Defra officials are working out what “tweaks” to make to the Clean Air Strategy before the final version is published before the end of the year.
The insight came from Harriet Wallace, deputy director for air quality and industrial emissions at the Department for Environment, Food and Rural Affairs (Defra), who confirmed that work is also underway on legislation to make it easier to tackle air pollution at a national and local level – such as compelling vehicle recalls for emissions failures.
Ms Wallace was speaking at the National Air Quality Conference last week (October 4) alongside speakers from charity Global Action Plan and Public Health England. The event was organised by airqualitynews.com with partners Mercedes and Fuso.
At the event, Ms Wallace explained that the Clean Air Strategy, launched for consultation in May 2018 (see airqualitynews story ), sets out actions to address emissions from a number of sources, not just roadside nitrogen dioxide emissions. This includes emissions from energy generation, industry and homes.
Importantly, she highlighted that while air pollution in general has fallen “massively” since 1970, some emissions such as ammonia , which mainly comes from agriculture, had shown less improvement. Progress with regards to particulate matter was also “flatlining”, something she said was a particular concern due to the “big health impacts’ linked to this kind of air pollution.
She said both these types of pollution were “hard nuts to crack”.
Commenting on the source of much particulate pollution —accounting for 38%— said said: “One of the huge surprises we found when working on the air quality strategy is how much is coming from domestic solid fuel combustion, which is why we have a big focus on reducing solid fuel in a domestic context.
“It hasn’t been front and centre of the air quality debate but the science says it is really important.”
Ms Wallace detailed the commitments within the strategy to reduce emissions including prohibiting the sale of the most polluting domestic fuels and stoves and halving the number of people living in locations where concentrations of primary particulate matter are above World Health Organisation guidelines.

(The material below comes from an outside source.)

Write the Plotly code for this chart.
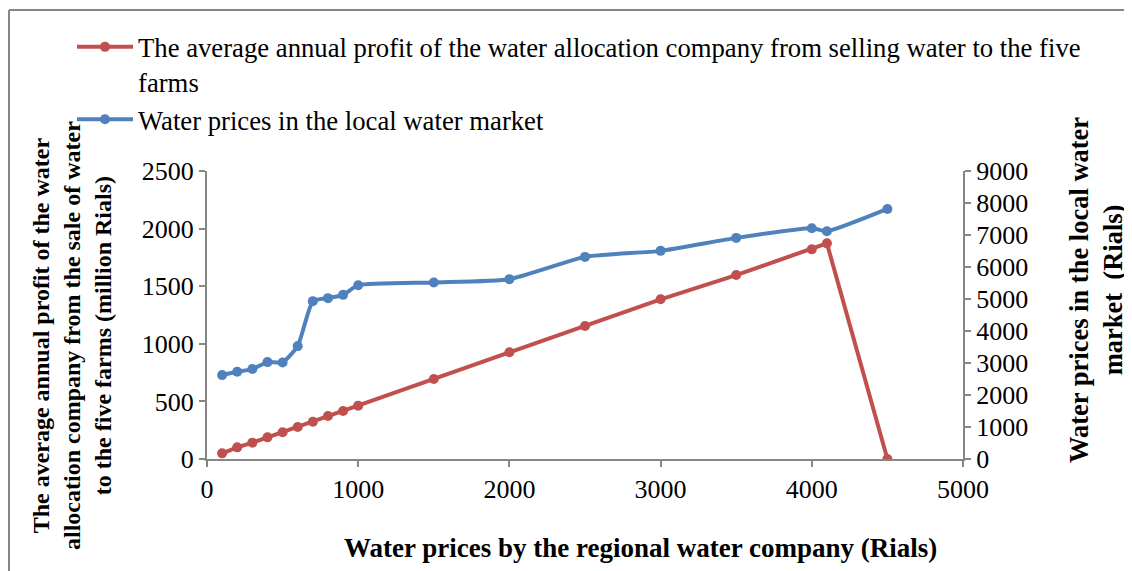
import plotly.graph_objects as go

# Data
regional_price = [100, 200, 300, 400, 500, 600, 700, 800, 900, 1000,
                  1500, 2000, 2500, 3000, 3500, 4000, 4100, 4500]
profit = [49, 101, 142, 188, 232, 278, 324, 373, 417, 463,
          694, 926, 1154, 1386, 1597, 1820, 1872, 0]
local_price = [2622, 2726, 2810, 3028, 3018, 3528, 4933, 5027, 5130, 5432,
               5517, 5620, 6316, 6504, 6910, 7212, 7118, 7815]

x_ticks = [0, 1000, 2000, 3000, 4000, 5000]
y1_ticks = [0, 500, 1000, 1500, 2000, 2500]
y2_ticks = [0, 1000, 2000, 3000, 4000, 5000, 6000, 7000, 8000, 9000]

RED = "#C0504D"
BLUE = "#4F81BD"
AX = "#868686"
FONT = "Liberation Serif, Times New Roman, serif"

# page offset of the plot area (the page body has an 8px margin)
PX0, PX1, PY0, PY1 = 207, 963, 171, 459


def px(x):
    return (x - PX0) / (PX1 - PX0)


def py(y):
    return (PY1 - y) / (PY1 - PY0)


fig = go.Figure()
fig.add_trace(go.Scatter(
    x=regional_price, y=profit, mode="lines+markers",
    name="The average annual profit of the water allocation company from selling water to the five<br>farms",
    line=dict(color=RED, width=4), marker=dict(color=RED, size=10),
    legendgroup="a", yaxis="y"))
fig.add_trace(go.Scatter(
    x=regional_price, y=local_price, mode="lines+markers",
    name="Water prices in the local water market",
    line=dict(color=BLUE, width=4, shape="spline", smoothing=0.5),
    marker=dict(color=BLUE, size=10),
    legendgroup="b", yaxis="y2"))

axis_common = dict(showgrid=False, zeroline=False, showline=True, linecolor=AX,
                   linewidth=2, ticks="outside", tickcolor=AX, ticklen=6, tickwidth=2,
                   tickfont=dict(family=FONT, size=26, color="black"))

fig.update_layout(
    width=1124, height=563,
    margin=dict(l=199, r=169, t=163, b=112),
    plot_bgcolor="white", paper_bgcolor="white",
    font=dict(family=FONT, color="black"),
    xaxis=dict(range=[0, 5000], tickvals=x_ticks, **axis_common),
    yaxis=dict(range=[0, 2500], tickvals=y1_ticks, **axis_common),
    yaxis2=dict(range=[0, 9000], tickvals=y2_ticks, overlaying="y", side="right",
                **axis_common),
    legend=dict(x=px(72), y=py(23), xanchor="left", yanchor="top",
                font=dict(family=FONT, size=26.7, color="black"),
                itemwidth=56, valign="top",
                tracegroupgap=0, bgcolor="rgba(0,0,0,0)"),
    showlegend=True,
)

# Axis titles
fig.add_annotation(
    text="<b>The average annual profit of the water<br>allocation company from the sale of water<br>to the five farms (million Rials)</b>",
    xref="paper", yref="paper", x=px(72), y=py(336), xanchor="center", yanchor="middle",
    textangle=-90, showarrow=False, font=dict(family=FONT, size=24, color="black"))
fig.add_annotation(
    text="<b>Water prices in the local water<br>market  (Rials)</b>",
    xref="paper", yref="paper", x=px(1096), y=py(290),
    xanchor="center", yanchor="middle",
    textangle=-90, showarrow=False, font=dict(family=FONT, size=26.5, color="black"))
fig.add_annotation(
    text="<b>Water prices by the regional water company (Rials)</b>",
    xref="paper", yref="paper", x=px(640), y=py(548),
    xanchor="center", yanchor="middle", showarrow=False,
    font=dict(family=FONT, size=27, color="black"))

# Outer frame (top and left borders)
fig.add_shape(type="line", xref="paper", yref="paper",
              x0=px(9), x1=px(1140), y0=py(10), y1=py(10),
              line=dict(color=AX, width=2))
fig.add_shape(type="line", xref="paper", yref="paper",
              x0=px(9), x1=px(9), y0=py(10), y1=py(580),
              line=dict(color=AX, width=2))

fig.write_html("out.html")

She explained how some of the strategy commitments had already been acted upon including the publication of the Code of Good Agricultural Practice and the Road to Zero Strategy in July 2018.
Setting out the latest update, she commented: “The Clean Air Strategy consultation closed in August 2018, with the final strategy due to be published by the end of the year. We are reading through 700 odd responses.”
“We are working out what tweaks we might make to the final version of the strategy.”
On the subject of legislation, Ms Wallace said that measures would be included in the forthcoming Environment Bill.
She commented: “We are working on primary legislation to make it easy to tackle air quality – for instance making it an offence to take the emissions kit off a vehicle. A more coherent framework such and powers on smoke control and we will look to strengthening the Clean Air Act.”
The deputy director said she believed that there was scope for “real progress’ if everyone worked together.
She concluded: “We are genuinely interested to know if there are things you think can be improved as we are keen to implement the ones that are going to make a difference.”